1. Meet Your Match
What it is: A NYT op-ed argues for a return to more traditional forms of dating, like courtship, family set-ups, and even paid matchmakers.
Why it’s trending right now: More than a few recently published articles have pointed to dating app fatigue. For some, these apps seem to lead only to heartbreak, rejection, and frustration instead of lasting partnership. Reality TV shows (such as Indian Matchmaking and Married at First Sight) in addition to scripted hits (like Bridgerton) seem to be striking a nerve, reminding people who aren’t married that maybe meeting people in real life has some benefits. This op-ed writer says that set-ups orchestrated by a third-party add an element of accountability that swiping right just can’t replicate.
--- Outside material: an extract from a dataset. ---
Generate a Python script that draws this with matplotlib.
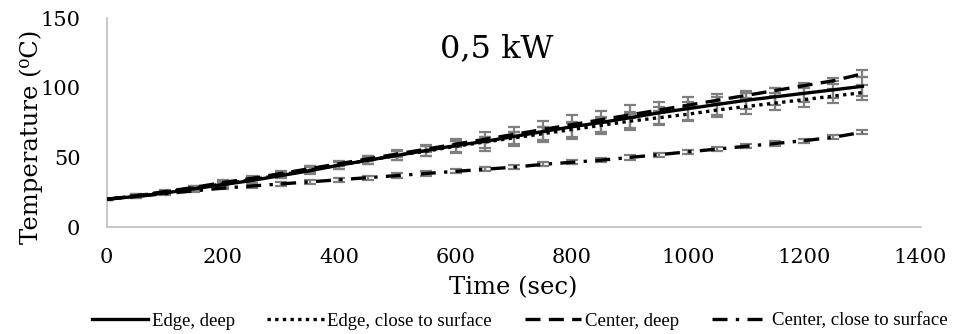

Maybe your teens won’t be running to you for matchmaker money just yet, but it’s possible that the cultural tide will continue to turn back to real-life dating for the next generation.
2. Out of the Shallows
What it is: Arthur C. Brooks gives an overview of how using tech to communicate can make our interactions more shallow, and what we can do about it.
Why it matters for teens and their parents: We might feel like it’s teens who are the ones who won’t look up from their phones to connect in real life. But sometimes, it’s the adults in the room who are setting the precedent for screen time in a family. We should be careful not to be hypocritical about our own device use. Brooks points to a 2014 survey in which kids felt like their parents were too distracted by their smartphones to listen to them. It’s important to remember that the sample size was small, but the results were telling. Texting and messaging can flatten communication, taking out idiosyncrasies like tone and facial expression, and may also reduce the scope of what people will share with each other. Brooks concludes we should choose in-person interaction over digital interaction whenever possible, and create a hierarchy of people we talk to so that we don’t spread our social energies too thin.
3. Cyberpunk’s Revenge
What it is: When Cyberpunk 2077 was first released, it was so buggy that it was nearly unplayable. Two years later, a Netflix anime series called Cyberpunk: Edgerunners has brought strong sales to the game, at last.
Why it’s taking off: The anime series might be the best thing that could have happened to the patched and now-playable game. There are now one million players on the game per day, and special mods that are connected to Cyberpunk: Edgerunners are being uploaded by the dozens. Parents will want to know that the game wasn’t made for younger kids, and the anime show wasn’t, either; it’s violent and contains female cartoon nudity. Still, Edgerunners is trending in the top ten most-watched shows on Netflix, so gamers and anime fans alike are going to be talking about it for some time.
Song of the Week
“I Like You (A Happier Song)” by Post Malone ft. Doja Cat: at #3 on Billboard and #12 on Spotify, this song is about earnestly expressing affection for someone, who happens to already be taken. The song is unique in that Malone resists the urge to seem emotionally untouchable, saying, “Now that I’m famous, I got hoes all around me / But I need a good girl, I need someone to ground me.” But again, the “good girl” he’s targeting (played by Doja Cat) is being unfaithful in her current relationship—which brings up the question, what exactly does Malone mean by “a good girl”? Although some listeners may miss these dynamics by only paying attention to the chorus, click here (language) for the full lyrical experience.
Translation: Meet Your Match
If there’s one thing that’s true about Gen Z’s relationship with…well, relationships, it’s that they love a good romantic trope. #enemiestolovers, a mega-popular literary trope in which a couple starts out as nemeses before realizing they might just be made for each other, has over 4 billion videos on TikTok, with other romance-centric tags like #starcrossedlovers, #childhoodsweethearts, and #lovetriangle all scoring hundreds of millions of posts.
You’re a lot less likely to find teens romanticizing online dating. It may be the most practical way to meet someone in the age of dating apps, but it doesn’t exactly make for a great romantic comedy meet-cute.
The New York Times piece we mentioned above isn’t so much geared at teens as it is single people in their 20s and 30s—but dating, how to date, and who to date are still an important subject of conversation for you and your teen. Having a parent choose a nice young person for their child to ride off into the sunset with is not likely to be appealing at first, and may in fact sound to the average American teen like a worst-case scenario. But there are elements of a more traditional form of dating that call not only to Gen Z’s romantic soul, but to the design within all of us as humans placed there by a creator God. What if a romantic relationship drew you deeper into community? What if true love could be built on friendship? What if dating and marriage were about more than just two people and what they feel?
Romantic love is not what our culture says it is. It is neither disposable, nor ultimate. True love and romantic partnership are gifts given to us for the glory of God, to show His face to the world and, above all, to praise His name. Humans are fickle, selfish, jealous, and broken. Our love cannot help but be all those things as well. But the love of God is perfect, pure, and holy. That has to be the love we lean on in our relationships—on the apps or on a double date set up by mutual friends.
Questions to spark conversation with your teens:
- If you could write your perfect love story, what would it look like?
- Do you think it’s better to meet people in person or online, and why?
- What do you think is the purpose of romance?